__JOB__
Go through the data below and copy it exactly, skipping every picture.

__SUPPLIED MATERIAL__

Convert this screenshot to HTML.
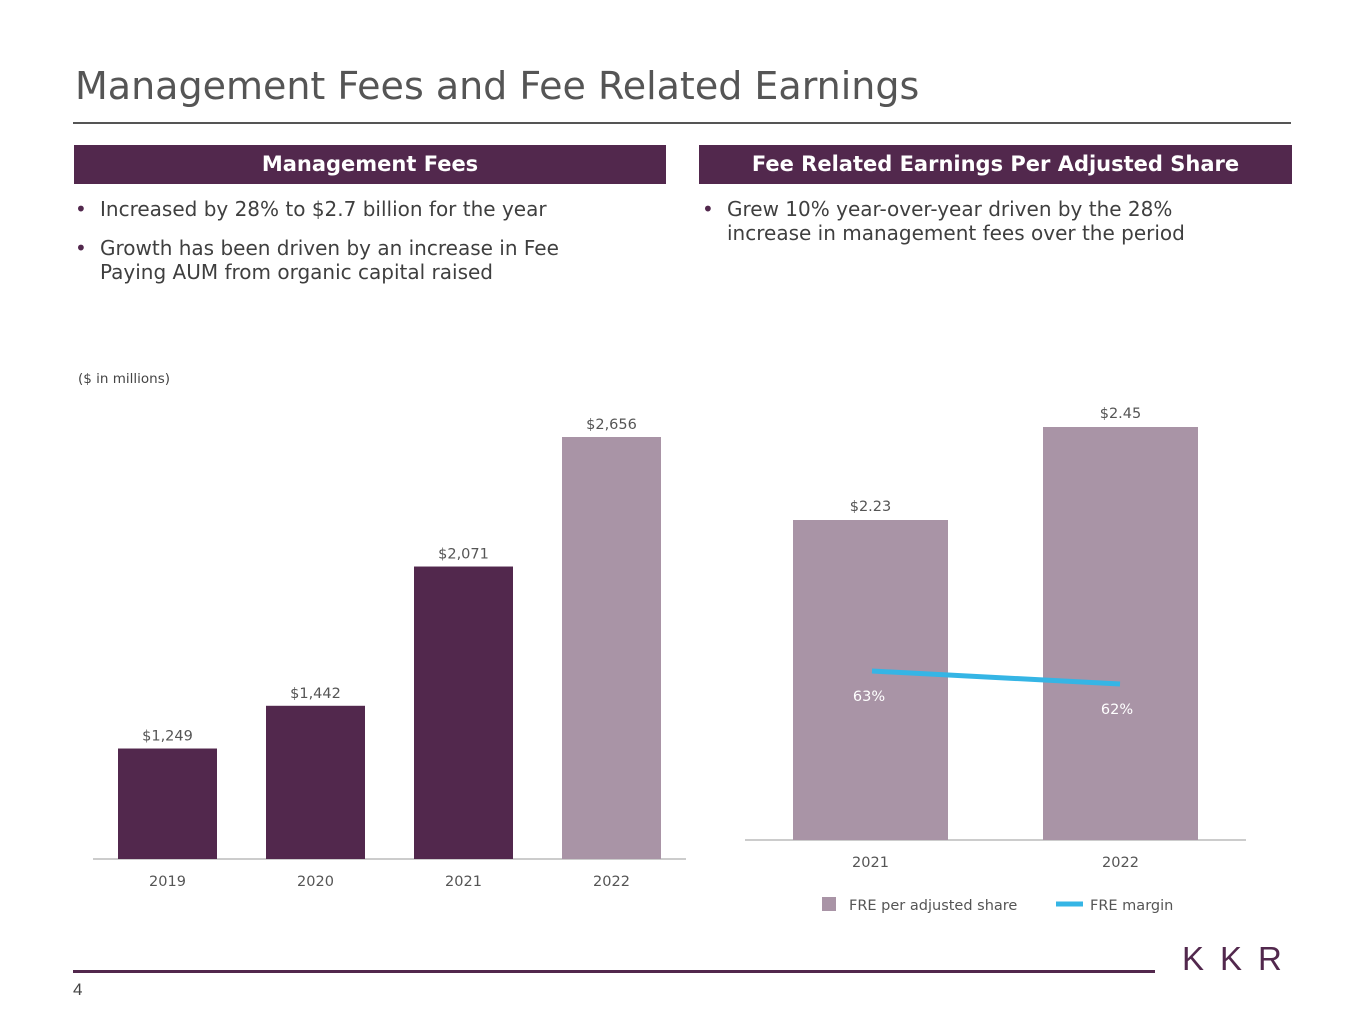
<!DOCTYPE html>
<html><head><meta charset="utf-8"><style>
body{margin:0;width:1365px;height:1024px;background:#fff;font-family:"Liberation Sans","DejaVu Sans",sans-serif;position:relative;overflow:hidden}
.abs{position:absolute}
.hdr{position:absolute;top:145px;height:39px;background:#52284d;color:#fff;font-weight:bold;font-size:21px;text-align:center;line-height:39px;font-family:"DejaVu Sans",sans-serif}
ul{margin:0;padding:0;list-style:none;position:absolute;font-size:20px;color:#3f3f3f;font-family:"DejaVu Sans",sans-serif;line-height:24px}
li{position:relative;padding-left:25px;margin-bottom:15px}
li:before{content:"•";position:absolute;left:0;color:#52284d}
svg text{font-family:"DejaVu Sans",sans-serif}
</style></head><body>
<div class="abs" style="left:75px;top:64px;font-size:38px;color:#555;font-family:'DejaVu Sans',sans-serif">Management Fees and Fee Related Earnings</div>
<div class="abs" style="left:73px;top:122px;width:1218px;height:2px;background:#555"></div>
<div class="hdr" style="left:74px;width:592px">Management Fees</div>
<div class="hdr" style="left:699px;width:593px">Fee Related Earnings Per Adjusted Share</div>
<ul style="left:75px;top:197px;width:520px">
<li>Increased by 28% to $2.7 billion for the year</li>
<li>Growth has been driven by an increase in Fee Paying AUM from organic capital raised</li></ul>
<ul style="left:702px;top:197px;width:560px">
<li>Grew 10% year-over-year driven by the 28% increase in management fees over the period</li></ul>
<div class="abs" style="left:78px;top:371px;font-size:13.5px;color:#444;font-family:'DejaVu Sans',sans-serif">($ in millions)</div>
<svg class="abs" style="left:0;top:0" width="1365" height="1024" id="chart"></svg>
<div class="abs" style="left:73px;top:970px;width:1082px;height:3px;background:#52284d"></div>
<div class="abs" style="left:1182px;top:940px;font-size:33px;color:#52284d;letter-spacing:16px;font-weight:300">KKR</div>
<div class="abs" style="left:73px;top:980px;font-size:17px;color:#444">4</div>
<script>
const mfYears=["2019","2020","2021","2022"];
const mfValues=[1249,1442,2071,2656];
const mfLabels=["$1,249","$1,442","$2,071","$2,656"];
const freYears=["2021","2022"];
const freValues=[2.23,2.45];
const freLabels=["$2.23","$2.45"];
const marginValues=[63,62];
const marginLabels=["63%","62%"];
const svg=document.getElementById('chart');const NS="http://www.w3.org/2000/svg";
function mk(t,a,txt){const e=document.createElementNS(NS,t);for(const k in a)e.setAttribute(k,a[k]);if(txt!=null)e.textContent=txt;svg.appendChild(e);return e;}
const FS=14.5;
const lBase=859,lMin=750,lScale=422/(2656-750);
const ly=v=>lBase-(v-lMin)*lScale;
const lx=i=>118+i*148;
let ax=mk('line',{x1:93,x2:686,y1:lBase,y2:lBase,stroke:'#999','stroke-width':1});

mfValues.forEach((v,i)=>{
 const r=mk('rect',{x:lx(i),y:ly(v),width:99,height:lBase-ly(v),fill:i==3?'#a994a6':'#52284d'});
 
 const t=mk('text',{x:lx(i)+49.5,y:ly(v)-8,'text-anchor':'middle','font-size':FS,fill:'#555'},mfLabels[i]);
 
 const c=mk('text',{x:lx(i)+49.5,y:886,'text-anchor':'middle','font-size':FS,fill:'#555'},mfYears[i]);
 
});
const rBase=840,rMin=1.473,rScale=413/(2.45-1.473);
const ry=v=>rBase-(v-rMin)*rScale;
const rx=i=>793+i*250;
let ax2=mk('line',{x1:745,x2:1246,y1:rBase,y2:rBase,stroke:'#999','stroke-width':1});

freValues.forEach((v,i)=>{
 const r=mk('rect',{x:rx(i),y:ry(v),width:155,height:rBase-ry(v),fill:'#a994a6'});
 
 const t=mk('text',{x:rx(i)+77.5,y:ry(v)-9,'text-anchor':'middle','font-size':FS,fill:'#555'},freLabels[i]);
 
 const c=mk('text',{x:rx(i)+77.5,y:867,'text-anchor':'middle','font-size':FS,fill:'#555'},freYears[i]);
 
});
const my=v=>671+(63-v)*13;
const mx=i=>872+i*248;
const pts=marginValues.map((v,i)=>mx(i)+','+my(v)).join(' ');
const pl=mk('polyline',{points:pts,fill:'none',stroke:'#35b5e5','stroke-width':5});

marginValues.forEach((v,i)=>{
 const t=mk('text',{x:mx(i)-3,y:my(v)+30,'text-anchor':'middle','font-size':FS,fill:'#fff'},marginLabels[i]);
 
});
let lg=mk('rect',{x:822,y:897,width:14,height:14,fill:'#a994a6'});

let lt=mk('text',{x:849,y:910,'font-size':FS,fill:'#555'},'FRE per adjusted share');

let lm=mk('line',{x1:1056,x2:1083,y1:904,y2:904,stroke:'#35b5e5','stroke-width':5});

let lmt=mk('text',{x:1090,y:910,'font-size':FS,fill:'#555'},'FRE margin');

</script>
</body></html>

__ANSWER BELOW__
Convert this screenshot to HTML.
<!DOCTYPE html>
<html><head><meta charset="utf-8"><style>
body{margin:0;width:1365px;height:1024px;background:#fff;font-family:"Liberation Sans","DejaVu Sans",sans-serif;position:relative;overflow:hidden}
.abs{position:absolute}
.hdr{position:absolute;top:145px;height:39px;background:#52284d;color:#fff;font-weight:bold;font-size:21px;text-align:center;line-height:39px;font-family:"DejaVu Sans",sans-serif}
ul{margin:0;padding:0;list-style:none;position:absolute;font-size:20px;color:#3f3f3f;font-family:"DejaVu Sans",sans-serif;line-height:24px}
li{position:relative;padding-left:25px;margin-bottom:15px}
li:before{content:"•";position:absolute;left:0;color:#52284d}
svg text{font-family:"DejaVu Sans",sans-serif}
</style></head><body>
<div class="abs" style="left:75px;top:64px;font-size:38px;color:#555;font-family:'DejaVu Sans',sans-serif">Management Fees and Fee Related Earnings</div>
<div class="abs" style="left:73px;top:122px;width:1218px;height:2px;background:#555"></div>
<div class="hdr" style="left:74px;width:592px">Management Fees</div>
<div class="hdr" style="left:699px;width:593px">Fee Related Earnings Per Adjusted Share</div>
<ul style="left:75px;top:197px;width:520px">
<li>Increased by 28% to $2.7 billion for the year</li>
<li>Growth has been driven by an increase in Fee Paying AUM from organic capital raised</li></ul>
<ul style="left:702px;top:197px;width:560px">
<li>Grew 10% year-over-year driven by the 28% increase in management fees over the period</li></ul>
<div class="abs" style="left:78px;top:371px;font-size:13.5px;color:#444;font-family:'DejaVu Sans',sans-serif">($ in millions)</div>
<svg class="abs" style="left:0;top:0" width="1365" height="1024" id="chart"></svg>
<div class="abs" style="left:73px;top:970px;width:1082px;height:3px;background:#52284d"></div>
<div class="abs" style="left:1182px;top:940px;font-size:33px;color:#52284d;letter-spacing:16px;font-weight:300">KKR</div>
<div class="abs" style="left:73px;top:980px;font-size:17px;color:#444">4</div>
<script>
const mfYears=["2019","2020","2021","2022"];
const mfValues=[1249,1442,2071,2656];
const mfLabels=["$1,249","$1,442","$2,071","$2,656"];
const freYears=["2021","2022"];
const freValues=[2.23,2.45];
const freLabels=["$2.23","$2.45"];
const marginValues=[63,62];
const marginLabels=["63%","62%"];
const svg=document.getElementById('chart');const NS="http://www.w3.org/2000/svg";
function mk(t,a,txt){const e=document.createElementNS(NS,t);for(const k in a)e.setAttribute(k,a[k]);if(txt!=null)e.textContent=txt;svg.appendChild(e);return e;}
const FS=14.5;
const lBase=859,lMin=750,lScale=422/(2656-750);
const ly=v=>lBase-(v-lMin)*lScale;
const lx=i=>118+i*148;
let ax=mk('line',{x1:93,x2:686,y1:lBase,y2:lBase,stroke:'#999','stroke-width':1});

mfValues.forEach((v,i)=>{
 const r=mk('rect',{x:lx(i),y:ly(v),width:99,height:lBase-ly(v),fill:i==3?'#a994a6':'#52284d'});
 
 const t=mk('text',{x:lx(i)+49.5,y:ly(v)-8,'text-anchor':'middle','font-size':FS,fill:'#555'},mfLabels[i]);
 
 const c=mk('text',{x:lx(i)+49.5,y:886,'text-anchor':'middle','font-size':FS,fill:'#555'},mfYears[i]);
 
});
const rBase=840,rMin=1.473,rScale=413/(2.45-1.473);
const ry=v=>rBase-(v-rMin)*rScale;
const rx=i=>793+i*250;
let ax2=mk('line',{x1:745,x2:1246,y1:rBase,y2:rBase,stroke:'#999','stroke-width':1});

freValues.forEach((v,i)=>{
 const r=mk('rect',{x:rx(i),y:ry(v),width:155,height:rBase-ry(v),fill:'#a994a6'});
 
 const t=mk('text',{x:rx(i)+77.5,y:ry(v)-9,'text-anchor':'middle','font-size':FS,fill:'#555'},freLabels[i]);
 
 const c=mk('text',{x:rx(i)+77.5,y:867,'text-anchor':'middle','font-size':FS,fill:'#555'},freYears[i]);
 
});
const my=v=>671+(63-v)*13;
const mx=i=>872+i*248;
const pts=marginValues.map((v,i)=>mx(i)+','+my(v)).join(' ');
const pl=mk('polyline',{points:pts,fill:'none',stroke:'#35b5e5','stroke-width':5});

marginValues.forEach((v,i)=>{
 const t=mk('text',{x:mx(i)-3,y:my(v)+30,'text-anchor':'middle','font-size':FS,fill:'#fff'},marginLabels[i]);
 
});
let lg=mk('rect',{x:822,y:897,width:14,height:14,fill:'#a994a6'});

let lt=mk('text',{x:849,y:910,'font-size':FS,fill:'#555'},'FRE per adjusted share');

let lm=mk('line',{x1:1056,x2:1083,y1:904,y2:904,stroke:'#35b5e5','stroke-width':5});

let lmt=mk('text',{x:1090,y:910,'font-size':FS,fill:'#555'},'FRE margin');

</script>
</body></html>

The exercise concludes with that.